#### Exercise objective
Copy the data that follows, character for character, minus the pictures.
☆ ☆ ☆ ☆ ☆
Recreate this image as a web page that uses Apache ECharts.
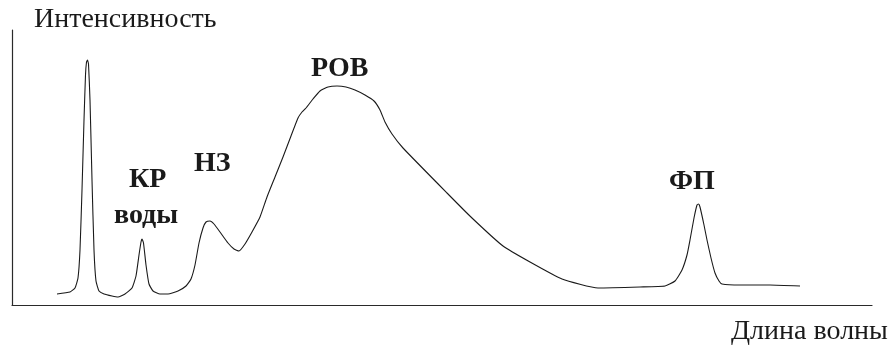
<!DOCTYPE html>
<html>
<head>
<meta charset="utf-8">
<script src="https://cdn.jsdelivr.net/npm/echarts@6/dist/echarts.min.js"></script>
<style>
html,body{margin:0;padding:0;background:#fff;}
#chart{width:892px;height:347px;}
</style>
</head>
<body>
<div id="chart"></div>
<script>
// Wavelength (arbitrary units) and intensity (arbitrary units)
var wavelength = [45,58,63,66,68,70,72,73.5,74.5,75.5,76.5,78,80,82,84,87,92,100,106,113,120,124,127,129,130,131.5,134,137,141,148,156,166,174,179,183,187,191,194,198,202,208,216,222,227,233,240,248,255,263,271,279,286,290,294,301,308,316,325,334,343,353,362,368,373,380,391,435,460,491,518,550,586,628,653,663,670,675,678,682,685,686.5,688,692,695,699,703,707,710,728,758,788];
var intensity = [11,13,17,27,55,115,185,230,243,245,241,205,125,55,24,14,11,9,8,11,17,29,50,63,66,62,40,21,14,11,11,14,19,26,40,62,77,83,84,81,73,62,56,54,61,73,88,108,128,148,169,187,193,197,206,214,218,219,218,215,210,204,195,183,171,157,112,87,59,43,26,17,18,19,24,35,50,65,87,100,101,98,80,65,47,32,24,21,20,20,19];
var axisNames = {y: 'Интенсивность', x: 'Длина волны'};
var peakLabels = ['КР', 'воды', 'НЗ', 'РОВ', 'ФП'];

var seriesData = wavelength.map(function (w, i) { return [w, intensity[i]]; });

var chart = echarts.init(document.getElementById('chart'), null, {renderer: 'canvas'});
var serif = '"Liberation Serif","Times New Roman",serif';
chart.setOption({
  animation: false,
  backgroundColor: '#ffffff',
  grid: {left: 12, right: 20, top: 30, bottom: 42},
  xAxis: {
    type: 'value', min: 0, max: 860,
    axisLine: {show: true, lineStyle: {color: '#2a2a2a', width: 1.2}},
    axisTick: {show: false}, axisLabel: {show: false}, splitLine: {show: false}
  },
  yAxis: {
    type: 'value', min: 0, max: 275,
    axisLine: {show: true, lineStyle: {color: '#2a2a2a', width: 1.2}},
    axisTick: {show: false}, axisLabel: {show: false}, splitLine: {show: false}
  },
  series: [{
    type: 'line',
    data: seriesData,
    smooth: 0.15,
    showSymbol: false,
    lineStyle: {color: '#1a1a1a', width: 1.1, join: 'round'}
  }],
  graphic: [
    {type: 'text', left: 34, top: 6, style: {text: axisNames.y, font: '28px ' + serif, fill: '#1a1a1a'}},
    {type: 'text', left: 731, top: 318, style: {text: axisNames.x, font: '28px ' + serif, fill: '#1a1a1a'}},
    {type: 'text', left: 129, top: 166, style: {text: peakLabels[0], font: 'bold 28px ' + serif, fill: '#1a1a1a'}},
    {type: 'text', left: 114, top: 202, style: {text: peakLabels[1], font: 'bold 28px ' + serif, fill: '#1a1a1a'}},
    {type: 'text', left: 194, top: 150, style: {text: peakLabels[2], font: 'bold 28px ' + serif, fill: '#1a1a1a'}},
    {type: 'text', left: 311, top: 55, style: {text: peakLabels[3], font: 'bold 28px ' + serif, fill: '#1a1a1a'}},
    {type: 'text', left: 669, top: 168, style: {text: peakLabels[4], font: 'bold 28px ' + serif, fill: '#1a1a1a'}}
  ]
});
</script>
</body>
</html>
☆ ☆ ☆ ☆ ☆
#### Worked answer
Recreate this image as a web page that uses Apache ECharts.
<!DOCTYPE html>
<html>
<head>
<meta charset="utf-8">
<script src="https://cdn.jsdelivr.net/npm/echarts@6/dist/echarts.min.js"></script>
<style>
html,body{margin:0;padding:0;background:#fff;}
#chart{width:892px;height:347px;}
</style>
</head>
<body>
<div id="chart"></div>
<script>
// Wavelength (arbitrary units) and intensity (arbitrary units)
var wavelength = [45,58,63,66,68,70,72,73.5,74.5,75.5,76.5,78,80,82,84,87,92,100,106,113,120,124,127,129,130,131.5,134,137,141,148,156,166,174,179,183,187,191,194,198,202,208,216,222,227,233,240,248,255,263,271,279,286,290,294,301,308,316,325,334,343,353,362,368,373,380,391,435,460,491,518,550,586,628,653,663,670,675,678,682,685,686.5,688,692,695,699,703,707,710,728,758,788];
var intensity = [11,13,17,27,55,115,185,230,243,245,241,205,125,55,24,14,11,9,8,11,17,29,50,63,66,62,40,21,14,11,11,14,19,26,40,62,77,83,84,81,73,62,56,54,61,73,88,108,128,148,169,187,193,197,206,214,218,219,218,215,210,204,195,183,171,157,112,87,59,43,26,17,18,19,24,35,50,65,87,100,101,98,80,65,47,32,24,21,20,20,19];
var axisNames = {y: 'Интенсивность', x: 'Длина волны'};
var peakLabels = ['КР', 'воды', 'НЗ', 'РОВ', 'ФП'];

var seriesData = wavelength.map(function (w, i) { return [w, intensity[i]]; });

var chart = echarts.init(document.getElementById('chart'), null, {renderer: 'canvas'});
var serif = '"Liberation Serif","Times New Roman",serif';
chart.setOption({
  animation: false,
  backgroundColor: '#ffffff',
  grid: {left: 12, right: 20, top: 30, bottom: 42},
  xAxis: {
    type: 'value', min: 0, max: 860,
    axisLine: {show: true, lineStyle: {color: '#2a2a2a', width: 1.2}},
    axisTick: {show: false}, axisLabel: {show: false}, splitLine: {show: false}
  },
  yAxis: {
    type: 'value', min: 0, max: 275,
    axisLine: {show: true, lineStyle: {color: '#2a2a2a', width: 1.2}},
    axisTick: {show: false}, axisLabel: {show: false}, splitLine: {show: false}
  },
  series: [{
    type: 'line',
    data: seriesData,
    smooth: 0.15,
    showSymbol: false,
    lineStyle: {color: '#1a1a1a', width: 1.1, join: 'round'}
  }],
  graphic: [
    {type: 'text', left: 34, top: 6, style: {text: axisNames.y, font: '28px ' + serif, fill: '#1a1a1a'}},
    {type: 'text', left: 731, top: 318, style: {text: axisNames.x, font: '28px ' + serif, fill: '#1a1a1a'}},
    {type: 'text', left: 129, top: 166, style: {text: peakLabels[0], font: 'bold 28px ' + serif, fill: '#1a1a1a'}},
    {type: 'text', left: 114, top: 202, style: {text: peakLabels[1], font: 'bold 28px ' + serif, fill: '#1a1a1a'}},
    {type: 'text', left: 194, top: 150, style: {text: peakLabels[2], font: 'bold 28px ' + serif, fill: '#1a1a1a'}},
    {type: 'text', left: 311, top: 55, style: {text: peakLabels[3], font: 'bold 28px ' + serif, fill: '#1a1a1a'}},
    {type: 'text', left: 669, top: 168, style: {text: peakLabels[4], font: 'bold 28px ' + serif, fill: '#1a1a1a'}}
  ]
});
</script>
</body>
</html>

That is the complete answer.